Before writing this piece, I had a difficult time pin-pointing an aspect in my undergraduate experience that would check off the boxes of either privilege or oppression. Up until recently, I viewed my college experience as a relatively normal one – which it was – with very few, if any, events that shoved either oppression or privilege down my throat. Upon reflection, I realized that the model minority myth dictated a larger part of my entire academic experience than I thought. My experience as a student who is Asian American is a true testament to the treachery of the model minority myth – this unfounded stereotype has the potential to negatively impact someone’s quality of living, self-worth, and overall well-being (Sue, Bucceri, Lin, Nadal, & Torino, 2007).
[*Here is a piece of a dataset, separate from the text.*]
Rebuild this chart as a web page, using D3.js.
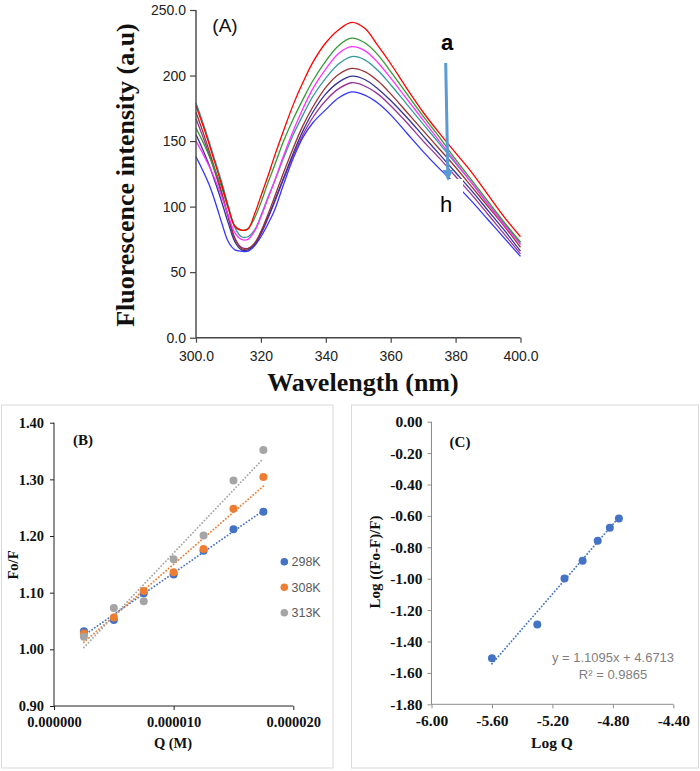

Being in a graduate program where I get to learn how to interact with different types of students, and being able to pull from my own experiences and assigned readings, brings my experiences back around full-circle. One major thing I have learned is that I am not alone in my experiences, and now knowing this, I can let future students know that they are not alone either. The opportunity to be in a position where I get to empower students by diminishing stereotypes like the model minority myth will be the bow I get to tie around my own experiences as a hostage of a stereotype. With the ever-evolving demographics of the higher education space, it is time to put these stereotypes to rest, and help students recognize their true potential, unshackled by years of misinformation and assumptions.